Now, besides a hellzapoppin' movie rebirth, "The Fugitive" is being feted by "The Fugitive Recaptured" (Pomegranate Press, $17.75), a trivia-packed book commemorating the 30th anniversary of the TV show's premiere. Kimble-o-philes, rejoice.

Also, TV Guide recently named "The Fugitive" the best drama series of the 1960s. And last week, Entertainment Weekly listed "The Fuge" as No. 6 on its list of TV's 101 most important prime-time shows of the past. ("The Mary Tyler Moore Show" was No. 1.) That put "The Fugitive" in the top slot among drama series, just ahead of "Star Trek."

So what's the Kimble connection? Why does "The Fugitive" still strike such a strong emotional chord?

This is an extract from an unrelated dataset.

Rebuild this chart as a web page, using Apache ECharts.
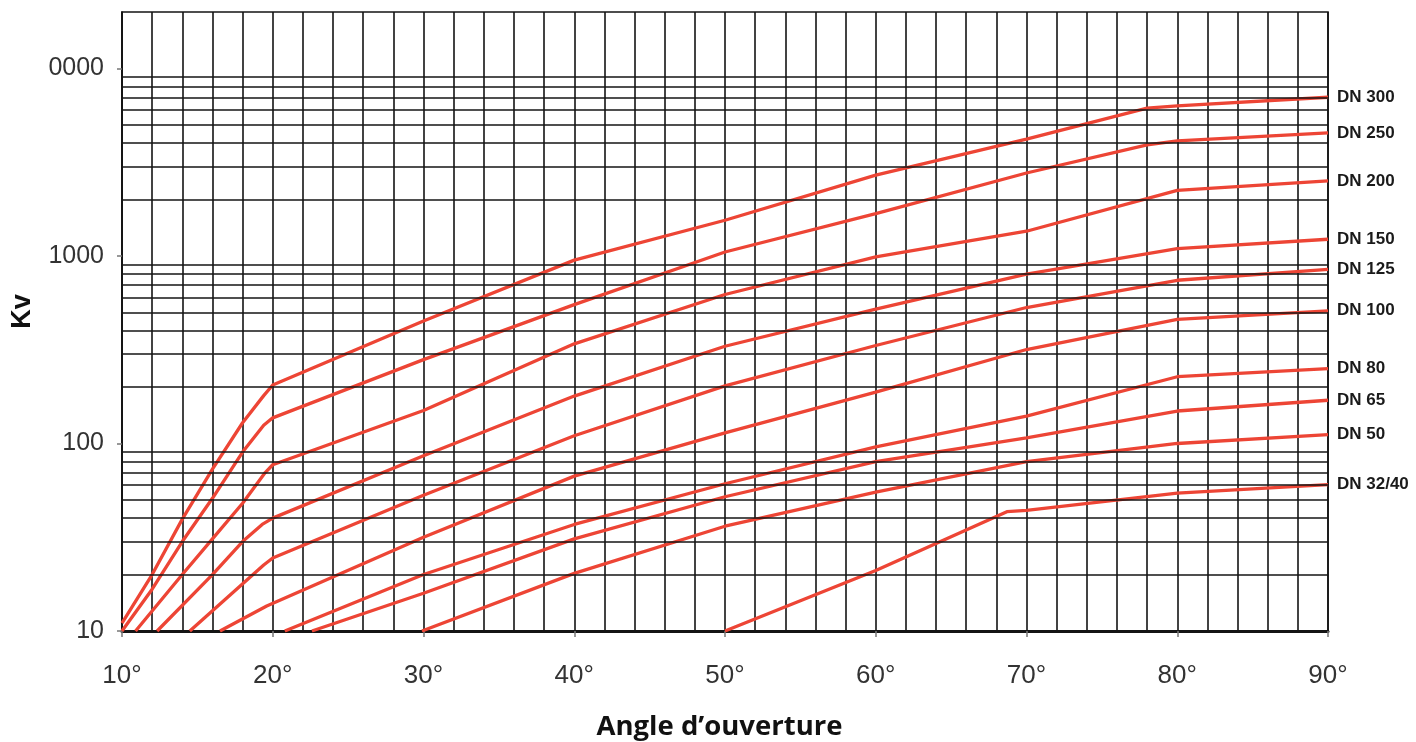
<!DOCTYPE html>
<html>
<head>
<meta charset="utf-8">
<title>Kv - Angle d'ouverture</title>
<script src="https://cdn.jsdelivr.net/npm/echarts@6/dist/echarts.min.js"></script>
<style>
html, body { margin: 0; padding: 0; background: #fff; }
#chart { width: 1416px; height: 742px; }
</style>
</head>
<body>
<div id="chart"></div>
<script>
// Kv par diamètre nominal, [angle en degrés, Kv]
var dn300 = [[10, 11], [12, 20], [14, 39.5], [16, 73], [18, 129], [19.4, 180], [20, 205], [30, 450], [40, 950], [50, 1550], [60, 2700], [70, 4200], [78, 6140], [80, 6310], [90, 7020]];
var dn250 = [[10, 10], [12, 16.7], [14, 30], [16, 51], [18, 90], [19.4, 125], [20, 137], [30, 280], [40, 550], [50, 1050], [60, 1680], [70, 2770], [78, 3910], [80, 4110], [90, 4530]];
var dn200 = [[10.9, 10], [14, 20], [16, 31], [18, 48], [19.5, 70], [20, 77], [30, 150], [40, 340], [50, 623], [60, 990], [70, 1355], [80, 2240], [90, 2515]];
var dn150 = [[12.33, 10], [16, 20], [18, 30], [19.3, 37], [20, 40], [30, 86], [40, 179], [50, 330], [60, 520], [70, 800], [80, 1094], [90, 1228]];
var dn125 = [[14.5, 10], [19.4, 22.5], [20, 24.5], [30, 53], [40, 110], [50, 203], [60, 333], [70, 531], [80, 742], [90, 848]];
var dn100 = [[16.5, 10], [19.6, 13.6], [30, 31.6], [40, 67], [50, 114], [60, 188], [70, 317], [80, 459], [90, 510]];
var dn80 = [[20.8, 10], [30, 20], [40, 37], [50, 61], [60, 96], [70, 140], [80, 227], [90, 251]];
var dn65 = [[22.6, 10], [30, 15.9], [40, 31], [50, 52], [60, 80], [70, 107], [80, 149], [90, 170]];
var dn50 = [[29.9, 10], [40, 20.3], [50, 36.2], [60, 55], [70, 80], [80, 100], [90, 111.5]];
var dn32 = [[50, 10], [60, 21], [68.7, 43.3], [70, 44], [80, 54.4], [90, 60.4]];

var seriesNames = ['DN 300', 'DN 250', 'DN 200', 'DN 150', 'DN 125', 'DN 100', 'DN 80', 'DN 65', 'DN 50', 'DN 32/40'];
var seriesData = [dn300, dn250, dn200, dn150, dn125, dn100, dn80, dn65, dn50, dn32];

// graduations de l'axe Kv
var yTickValues = [10, 100, 1000, 10000];
var yTickLabels = ['10', '100', '1000', '0000'];
var gridValues = [20, 30, 40, 50, 60, 70, 80, 90,
                  200, 300, 400, 500, 600, 700, 800, 900,
                  2000, 3000, 4000, 5000, 6000, 7000, 8000, 9000];

var RED = '#ed4535';
var INK = '#141414';

var chart = echarts.init(document.getElementById('chart'));

var series = seriesNames.map(function (name, i) {
  return {
    name: name,
    type: 'line',
    data: seriesData[i],
    showSymbol: false,
    z: 3,
    lineStyle: { color: RED, width: 3.3 },
    endLabel: {
      show: true,
      formatter: '{a}',
      distance: 9,
      color: '#1a1a1a',
      fontFamily: 'Liberation Sans, Arial, sans-serif',
      fontWeight: 'bold',
      fontSize: 17
    }
  };
});

// lignes horizontales de la grille logarithmique
series.push({
  name: 'grille',
  type: 'line',
  data: [],
  z: 1,
  markLine: {
    silent: true,
    symbol: 'none',
    label: { show: false },
    lineStyle: { color: INK, width: 1.6, type: 'solid' },
    data: gridValues.map(function (v) { return { yAxis: v }; })
  }
});

chart.setOption({
  animation: false,
  backgroundColor: '#fff',
  grid: {
    left: 122, right: 88, top: 12, bottom: 111,
    containLabel: false,
    outerBoundsMode: 'none',
    show: true,
    borderColor: INK,
    borderWidth: 1.6
  },
  xAxis: {
    type: 'value',
    min: 10, max: 90, interval: 10,
    name: 'Angle d’ouverture',
    nameLocation: 'middle',
    nameGap: 82,
    nameTextStyle: { fontFamily: 'Open Sans', fontWeight: 'bold', fontSize: 27.5, color: '#111', padding: [0, 11, 0, 0] },
    axisLine: { show: true, onZero: false, lineStyle: { color: INK, width: 3 } },
    axisTick: { show: true, length: 6, lineStyle: { color: '#777', width: 1.5 } },
    axisLabel: {
      margin: 32,
      fontSize: 26,
      color: '#333',
      fontFamily: 'Liberation Sans, Arial, sans-serif',
      formatter: function (v) { return v + '°'; }
    },
    splitLine: { show: true, lineStyle: { color: INK, width: 1.6 } },
    minorTick: { show: false, splitNumber: 5 },
    minorSplitLine: { show: true, lineStyle: { color: INK, width: 1.6 } }
  },
  yAxis: {
    type: 'log',
    logBase: 10,
    min: 10, max: 20000,
    name: 'Kv',
    nameLocation: 'middle',
    nameRotate: 90,
    nameGap: 86,
    nameTextStyle: { fontFamily: 'Liberation Sans, Arial, sans-serif', fontWeight: 'bold', fontSize: 27, color: '#111', padding: [0, 0, 0, 20] },
    axisLine: { show: true, lineStyle: { color: INK, width: 1.6 } },
    axisTick: { show: true, length: 5, customValues: yTickValues, lineStyle: { color: '#777', width: 1.5 } },
    axisLabel: {
      customValues: yTickValues,
      margin: 18,
      fontSize: 25,
      color: '#333',
      fontFamily: 'Liberation Sans, Arial, sans-serif',
      formatter: function (v) {
        var k = yTickValues.indexOf(Math.round(v));
        return k >= 0 ? yTickLabels[k] : '';
      }
    },
    splitLine: { show: false }
  },
  series: series
});
</script>
</body>
</html>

Stephen King, author and super jock of best-selling shock, writes in the introduction to "The Fugitive Recaptured": "Everybody who watched `The Fugitive' could identify with Richard Kimble. David Janssen spoke for a whole generation of people - kids like me, who grew up feeling slightly alienated from all the values of our parents. We felt like fugitives in a sense."

Whatever you say, Steve.

But it is the late Janssen's portrayal of Richard Kimble, of course, which still haunts "The Fugitive." Out there on his own psycho-emotional Route 66, the handsome Kimble, with his sad, anxious eyes, moved from town to town as he crisscrossed the country. He took different jobs, assumed new identities, all the while dodging Gerard and searching for the one-armed man and justice.

Harrison Ford may glom onto the role of Dr. Richard Kimble with bravura style, but ultimately "The Fugitive" belongs to Janssen, spirit in the sky. Kimble's just on loan for a while.

(Material from Gannett News Service is included in this story.)